>>>>
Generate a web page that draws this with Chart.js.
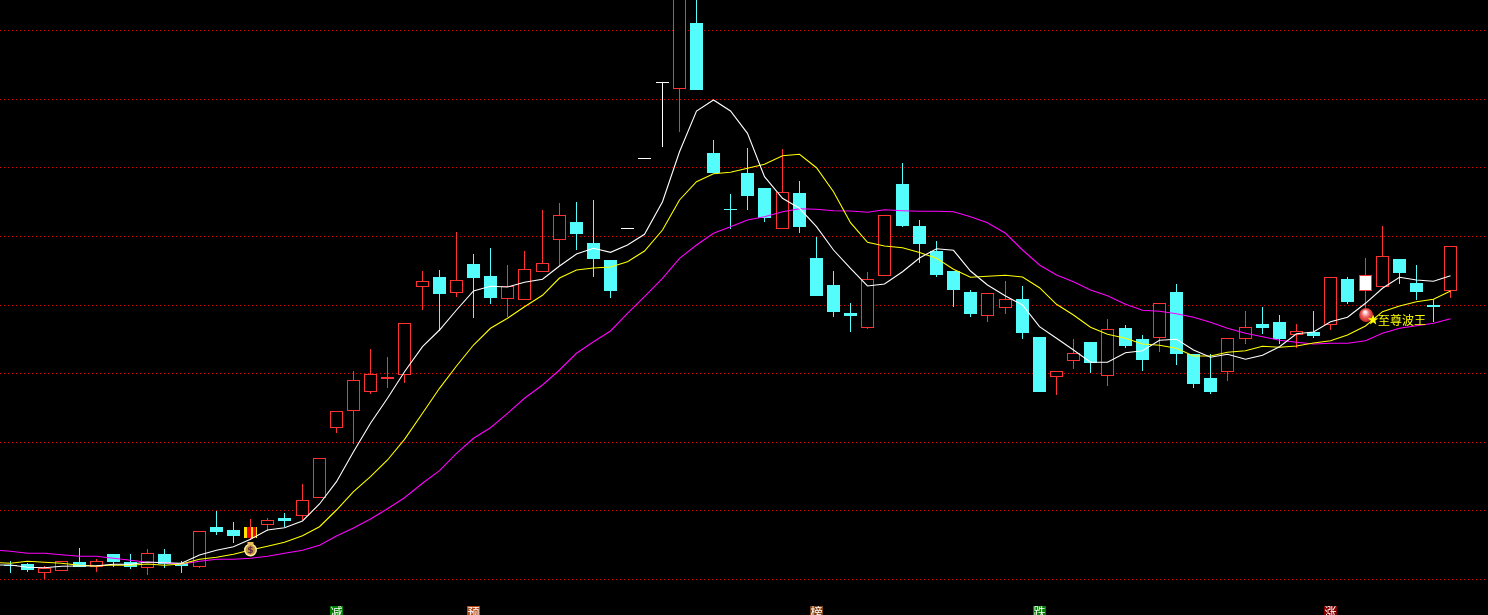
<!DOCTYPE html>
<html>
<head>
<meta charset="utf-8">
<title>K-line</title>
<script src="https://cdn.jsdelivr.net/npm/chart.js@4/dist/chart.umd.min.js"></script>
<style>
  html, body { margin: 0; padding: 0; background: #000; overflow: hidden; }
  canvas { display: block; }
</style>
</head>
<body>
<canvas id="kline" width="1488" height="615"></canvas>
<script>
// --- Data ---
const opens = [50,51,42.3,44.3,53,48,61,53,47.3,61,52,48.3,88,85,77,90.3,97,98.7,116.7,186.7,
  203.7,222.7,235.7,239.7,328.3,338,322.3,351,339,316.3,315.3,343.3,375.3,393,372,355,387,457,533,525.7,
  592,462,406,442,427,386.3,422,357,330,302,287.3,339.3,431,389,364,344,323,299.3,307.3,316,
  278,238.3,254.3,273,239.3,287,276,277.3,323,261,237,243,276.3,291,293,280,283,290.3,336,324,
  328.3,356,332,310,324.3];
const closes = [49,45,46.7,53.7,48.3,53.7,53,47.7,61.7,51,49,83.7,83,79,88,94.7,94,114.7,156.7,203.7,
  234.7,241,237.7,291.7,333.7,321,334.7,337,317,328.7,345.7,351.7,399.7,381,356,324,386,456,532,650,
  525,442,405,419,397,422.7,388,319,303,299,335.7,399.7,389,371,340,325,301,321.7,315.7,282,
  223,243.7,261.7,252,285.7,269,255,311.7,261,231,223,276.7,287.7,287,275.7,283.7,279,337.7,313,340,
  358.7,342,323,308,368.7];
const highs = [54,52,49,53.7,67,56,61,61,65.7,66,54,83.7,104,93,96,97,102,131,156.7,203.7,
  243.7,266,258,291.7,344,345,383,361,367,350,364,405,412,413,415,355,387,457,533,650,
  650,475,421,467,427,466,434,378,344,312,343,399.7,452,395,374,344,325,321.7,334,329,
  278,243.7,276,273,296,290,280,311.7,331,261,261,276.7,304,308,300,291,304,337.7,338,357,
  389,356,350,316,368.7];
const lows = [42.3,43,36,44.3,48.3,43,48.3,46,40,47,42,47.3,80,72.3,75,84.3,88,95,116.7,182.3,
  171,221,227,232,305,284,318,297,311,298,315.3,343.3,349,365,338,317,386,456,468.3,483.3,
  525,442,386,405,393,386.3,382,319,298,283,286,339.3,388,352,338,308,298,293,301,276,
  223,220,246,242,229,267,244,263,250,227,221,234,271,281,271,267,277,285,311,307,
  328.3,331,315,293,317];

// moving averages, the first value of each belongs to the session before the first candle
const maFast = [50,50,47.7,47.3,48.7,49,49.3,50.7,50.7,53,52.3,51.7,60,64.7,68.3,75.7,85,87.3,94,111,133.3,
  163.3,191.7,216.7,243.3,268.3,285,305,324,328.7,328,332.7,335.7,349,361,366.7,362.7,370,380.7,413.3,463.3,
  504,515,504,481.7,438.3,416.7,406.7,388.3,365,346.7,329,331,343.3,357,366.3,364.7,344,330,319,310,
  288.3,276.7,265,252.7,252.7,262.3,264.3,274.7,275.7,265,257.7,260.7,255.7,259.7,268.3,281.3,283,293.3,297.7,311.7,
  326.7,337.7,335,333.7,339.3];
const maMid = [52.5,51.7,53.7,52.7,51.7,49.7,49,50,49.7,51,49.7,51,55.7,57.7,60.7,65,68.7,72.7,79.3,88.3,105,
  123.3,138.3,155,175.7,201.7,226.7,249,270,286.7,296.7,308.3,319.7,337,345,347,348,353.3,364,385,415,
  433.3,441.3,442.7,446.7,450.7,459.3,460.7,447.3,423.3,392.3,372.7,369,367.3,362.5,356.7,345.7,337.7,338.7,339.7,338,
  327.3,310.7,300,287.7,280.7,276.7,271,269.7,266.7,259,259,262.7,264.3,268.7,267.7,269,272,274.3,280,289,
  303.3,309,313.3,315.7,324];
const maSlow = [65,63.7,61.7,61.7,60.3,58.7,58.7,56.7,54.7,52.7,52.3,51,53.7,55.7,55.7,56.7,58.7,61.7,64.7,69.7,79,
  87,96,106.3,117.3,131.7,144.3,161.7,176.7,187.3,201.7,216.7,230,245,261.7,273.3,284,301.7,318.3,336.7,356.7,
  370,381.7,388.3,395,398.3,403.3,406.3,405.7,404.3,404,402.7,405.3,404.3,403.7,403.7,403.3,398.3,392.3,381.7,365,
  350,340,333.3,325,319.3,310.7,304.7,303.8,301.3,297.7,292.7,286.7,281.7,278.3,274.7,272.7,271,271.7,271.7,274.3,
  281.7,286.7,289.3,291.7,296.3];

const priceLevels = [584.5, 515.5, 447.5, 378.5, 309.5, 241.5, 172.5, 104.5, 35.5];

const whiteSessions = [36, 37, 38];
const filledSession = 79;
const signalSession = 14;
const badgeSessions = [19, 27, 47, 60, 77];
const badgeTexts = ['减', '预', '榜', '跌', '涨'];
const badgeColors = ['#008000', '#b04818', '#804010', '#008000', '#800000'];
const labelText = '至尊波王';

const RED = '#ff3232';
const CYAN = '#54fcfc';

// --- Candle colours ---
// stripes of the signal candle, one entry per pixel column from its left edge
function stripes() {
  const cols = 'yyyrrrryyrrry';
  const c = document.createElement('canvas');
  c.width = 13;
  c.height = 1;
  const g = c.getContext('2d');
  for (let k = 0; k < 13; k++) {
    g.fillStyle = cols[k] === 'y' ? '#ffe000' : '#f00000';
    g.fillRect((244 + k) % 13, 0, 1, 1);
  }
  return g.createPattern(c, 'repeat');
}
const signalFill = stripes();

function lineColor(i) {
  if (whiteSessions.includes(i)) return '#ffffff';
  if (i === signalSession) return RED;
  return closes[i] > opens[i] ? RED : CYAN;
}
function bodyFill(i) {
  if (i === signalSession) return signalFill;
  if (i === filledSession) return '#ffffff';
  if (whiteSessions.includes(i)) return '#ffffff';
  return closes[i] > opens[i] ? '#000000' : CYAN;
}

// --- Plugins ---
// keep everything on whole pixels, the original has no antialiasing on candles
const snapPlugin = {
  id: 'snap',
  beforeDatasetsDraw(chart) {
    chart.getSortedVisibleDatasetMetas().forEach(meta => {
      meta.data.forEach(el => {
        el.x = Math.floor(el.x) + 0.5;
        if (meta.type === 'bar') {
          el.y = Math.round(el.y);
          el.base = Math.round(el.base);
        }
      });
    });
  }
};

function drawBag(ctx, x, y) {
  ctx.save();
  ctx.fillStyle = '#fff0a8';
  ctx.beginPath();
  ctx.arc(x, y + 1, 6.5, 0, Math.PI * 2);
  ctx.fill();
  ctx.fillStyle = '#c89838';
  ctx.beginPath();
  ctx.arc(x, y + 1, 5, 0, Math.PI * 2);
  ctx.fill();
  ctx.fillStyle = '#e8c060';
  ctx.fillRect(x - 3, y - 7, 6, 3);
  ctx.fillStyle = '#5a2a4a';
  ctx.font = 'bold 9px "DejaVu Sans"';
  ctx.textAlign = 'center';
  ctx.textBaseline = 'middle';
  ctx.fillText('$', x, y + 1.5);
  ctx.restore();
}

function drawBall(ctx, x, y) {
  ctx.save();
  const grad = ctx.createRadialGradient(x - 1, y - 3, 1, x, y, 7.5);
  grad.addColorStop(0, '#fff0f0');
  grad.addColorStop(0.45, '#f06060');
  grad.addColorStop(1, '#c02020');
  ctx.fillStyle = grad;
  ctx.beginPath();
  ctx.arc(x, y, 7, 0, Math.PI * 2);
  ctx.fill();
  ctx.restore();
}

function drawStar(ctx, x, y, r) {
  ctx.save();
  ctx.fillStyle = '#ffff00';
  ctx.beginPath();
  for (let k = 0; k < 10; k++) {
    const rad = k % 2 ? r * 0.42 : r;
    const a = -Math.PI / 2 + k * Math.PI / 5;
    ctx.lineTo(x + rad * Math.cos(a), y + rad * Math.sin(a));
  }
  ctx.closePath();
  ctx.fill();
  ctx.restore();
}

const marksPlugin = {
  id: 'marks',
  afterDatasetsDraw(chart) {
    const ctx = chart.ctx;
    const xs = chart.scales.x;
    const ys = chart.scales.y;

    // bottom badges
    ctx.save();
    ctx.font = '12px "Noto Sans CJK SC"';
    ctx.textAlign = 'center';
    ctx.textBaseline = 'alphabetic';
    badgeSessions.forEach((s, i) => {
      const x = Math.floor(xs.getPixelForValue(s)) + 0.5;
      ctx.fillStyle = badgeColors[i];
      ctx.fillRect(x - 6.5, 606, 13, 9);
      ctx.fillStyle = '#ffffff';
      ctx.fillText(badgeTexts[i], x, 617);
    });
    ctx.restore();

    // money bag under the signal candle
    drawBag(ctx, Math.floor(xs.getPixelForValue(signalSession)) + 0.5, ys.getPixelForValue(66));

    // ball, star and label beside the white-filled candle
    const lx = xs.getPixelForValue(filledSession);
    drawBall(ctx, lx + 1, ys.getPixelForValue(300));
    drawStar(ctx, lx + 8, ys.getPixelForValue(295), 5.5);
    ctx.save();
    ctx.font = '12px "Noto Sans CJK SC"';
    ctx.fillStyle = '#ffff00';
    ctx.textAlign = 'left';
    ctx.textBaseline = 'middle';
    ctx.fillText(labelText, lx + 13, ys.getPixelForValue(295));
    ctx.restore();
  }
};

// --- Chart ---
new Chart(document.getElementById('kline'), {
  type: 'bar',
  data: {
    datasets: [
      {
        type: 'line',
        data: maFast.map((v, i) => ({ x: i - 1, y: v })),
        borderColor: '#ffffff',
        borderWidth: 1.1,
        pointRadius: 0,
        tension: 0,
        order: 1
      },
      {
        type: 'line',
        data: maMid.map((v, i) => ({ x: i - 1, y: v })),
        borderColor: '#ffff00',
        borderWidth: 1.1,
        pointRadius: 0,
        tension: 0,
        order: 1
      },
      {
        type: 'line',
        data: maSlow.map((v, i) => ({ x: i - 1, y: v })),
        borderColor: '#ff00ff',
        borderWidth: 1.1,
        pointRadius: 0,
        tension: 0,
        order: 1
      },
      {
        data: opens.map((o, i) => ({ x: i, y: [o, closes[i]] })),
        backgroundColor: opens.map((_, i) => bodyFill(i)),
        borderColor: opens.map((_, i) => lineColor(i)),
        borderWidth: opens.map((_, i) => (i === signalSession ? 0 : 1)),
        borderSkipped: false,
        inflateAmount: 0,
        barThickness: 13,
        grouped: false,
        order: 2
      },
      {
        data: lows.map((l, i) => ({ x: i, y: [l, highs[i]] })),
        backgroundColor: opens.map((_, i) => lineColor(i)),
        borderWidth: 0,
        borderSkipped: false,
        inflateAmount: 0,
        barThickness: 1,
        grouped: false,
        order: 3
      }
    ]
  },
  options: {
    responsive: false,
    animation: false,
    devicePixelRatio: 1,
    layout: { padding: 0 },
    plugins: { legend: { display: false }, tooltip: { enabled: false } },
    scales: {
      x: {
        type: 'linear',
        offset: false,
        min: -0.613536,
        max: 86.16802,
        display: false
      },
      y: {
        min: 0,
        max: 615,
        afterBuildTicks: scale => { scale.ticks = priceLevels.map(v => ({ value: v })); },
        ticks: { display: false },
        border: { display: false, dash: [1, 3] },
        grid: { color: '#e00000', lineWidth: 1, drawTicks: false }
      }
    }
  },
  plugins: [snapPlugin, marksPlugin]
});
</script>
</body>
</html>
<<<<
>>>>
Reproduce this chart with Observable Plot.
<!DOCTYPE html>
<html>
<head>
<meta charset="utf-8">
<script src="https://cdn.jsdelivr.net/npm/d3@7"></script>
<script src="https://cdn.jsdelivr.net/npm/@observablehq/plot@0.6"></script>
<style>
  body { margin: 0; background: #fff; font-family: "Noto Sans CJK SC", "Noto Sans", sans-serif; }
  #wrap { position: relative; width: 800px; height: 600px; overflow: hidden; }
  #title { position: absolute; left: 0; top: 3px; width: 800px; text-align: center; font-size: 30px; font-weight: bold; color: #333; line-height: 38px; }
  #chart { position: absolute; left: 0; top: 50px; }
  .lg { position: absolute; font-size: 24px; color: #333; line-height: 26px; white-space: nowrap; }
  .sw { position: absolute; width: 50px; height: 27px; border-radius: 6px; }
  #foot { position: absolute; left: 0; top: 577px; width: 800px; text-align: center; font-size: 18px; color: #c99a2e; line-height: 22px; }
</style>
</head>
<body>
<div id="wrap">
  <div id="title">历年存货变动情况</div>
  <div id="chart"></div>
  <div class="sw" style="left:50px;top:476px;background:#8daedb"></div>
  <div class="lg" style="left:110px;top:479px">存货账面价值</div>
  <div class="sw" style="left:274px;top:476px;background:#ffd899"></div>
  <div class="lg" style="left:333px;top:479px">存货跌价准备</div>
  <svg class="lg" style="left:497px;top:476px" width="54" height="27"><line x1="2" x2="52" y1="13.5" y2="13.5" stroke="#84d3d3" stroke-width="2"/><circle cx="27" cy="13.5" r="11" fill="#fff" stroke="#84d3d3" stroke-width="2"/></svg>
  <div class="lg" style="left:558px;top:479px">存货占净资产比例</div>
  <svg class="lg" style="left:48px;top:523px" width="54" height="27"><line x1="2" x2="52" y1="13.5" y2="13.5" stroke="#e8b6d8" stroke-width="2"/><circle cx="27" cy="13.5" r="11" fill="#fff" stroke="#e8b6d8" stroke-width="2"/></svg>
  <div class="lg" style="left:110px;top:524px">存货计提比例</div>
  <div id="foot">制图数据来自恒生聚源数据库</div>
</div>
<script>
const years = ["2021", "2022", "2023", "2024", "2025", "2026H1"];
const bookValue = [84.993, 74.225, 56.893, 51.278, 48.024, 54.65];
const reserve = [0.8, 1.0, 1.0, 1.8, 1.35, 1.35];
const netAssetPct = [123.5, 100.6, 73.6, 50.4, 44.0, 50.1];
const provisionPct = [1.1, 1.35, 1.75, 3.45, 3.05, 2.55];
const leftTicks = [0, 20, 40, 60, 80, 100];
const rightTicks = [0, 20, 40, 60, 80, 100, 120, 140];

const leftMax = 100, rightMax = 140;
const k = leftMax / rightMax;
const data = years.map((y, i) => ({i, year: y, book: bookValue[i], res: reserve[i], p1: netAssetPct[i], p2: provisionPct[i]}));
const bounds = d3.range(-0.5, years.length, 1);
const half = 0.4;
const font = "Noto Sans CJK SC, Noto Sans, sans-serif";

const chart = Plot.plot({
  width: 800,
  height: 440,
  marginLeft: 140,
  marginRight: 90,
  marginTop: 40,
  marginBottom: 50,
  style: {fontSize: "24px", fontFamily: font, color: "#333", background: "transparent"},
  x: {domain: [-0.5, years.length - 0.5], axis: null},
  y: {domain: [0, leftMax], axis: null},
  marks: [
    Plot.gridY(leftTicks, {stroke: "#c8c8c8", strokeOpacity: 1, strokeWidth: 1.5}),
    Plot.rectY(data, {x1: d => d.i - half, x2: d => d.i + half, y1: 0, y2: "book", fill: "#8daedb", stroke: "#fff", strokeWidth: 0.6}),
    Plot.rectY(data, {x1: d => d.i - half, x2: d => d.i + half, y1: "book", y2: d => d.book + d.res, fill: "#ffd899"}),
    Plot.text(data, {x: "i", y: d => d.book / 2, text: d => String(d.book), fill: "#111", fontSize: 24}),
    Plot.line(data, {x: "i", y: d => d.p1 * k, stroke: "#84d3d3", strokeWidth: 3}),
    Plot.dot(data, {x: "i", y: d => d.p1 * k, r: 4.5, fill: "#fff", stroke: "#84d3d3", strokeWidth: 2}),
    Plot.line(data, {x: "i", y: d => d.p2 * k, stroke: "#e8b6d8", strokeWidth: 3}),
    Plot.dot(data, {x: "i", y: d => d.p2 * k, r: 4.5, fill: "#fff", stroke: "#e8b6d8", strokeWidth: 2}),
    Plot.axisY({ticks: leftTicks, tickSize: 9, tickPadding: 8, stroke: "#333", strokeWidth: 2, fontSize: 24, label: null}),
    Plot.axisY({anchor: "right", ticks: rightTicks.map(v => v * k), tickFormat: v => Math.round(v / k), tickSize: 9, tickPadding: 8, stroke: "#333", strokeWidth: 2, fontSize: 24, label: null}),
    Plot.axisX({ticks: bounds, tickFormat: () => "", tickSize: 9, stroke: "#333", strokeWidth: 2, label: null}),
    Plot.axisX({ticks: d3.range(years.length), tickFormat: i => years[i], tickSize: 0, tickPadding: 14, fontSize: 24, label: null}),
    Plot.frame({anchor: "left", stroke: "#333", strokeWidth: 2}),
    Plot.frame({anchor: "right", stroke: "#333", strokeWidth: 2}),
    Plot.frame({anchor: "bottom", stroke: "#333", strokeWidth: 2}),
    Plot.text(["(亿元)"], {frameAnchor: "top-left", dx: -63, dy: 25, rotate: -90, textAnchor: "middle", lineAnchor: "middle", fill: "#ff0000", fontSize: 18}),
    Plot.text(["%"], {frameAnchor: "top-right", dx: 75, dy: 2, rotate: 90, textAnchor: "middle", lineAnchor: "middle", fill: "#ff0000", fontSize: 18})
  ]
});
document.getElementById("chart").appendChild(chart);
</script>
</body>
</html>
<<<<
== TASK TO COMPLETE ==
Work out how many lines of the listing above include the word "this". Report only the number.

== TASK OUTPUT ==
2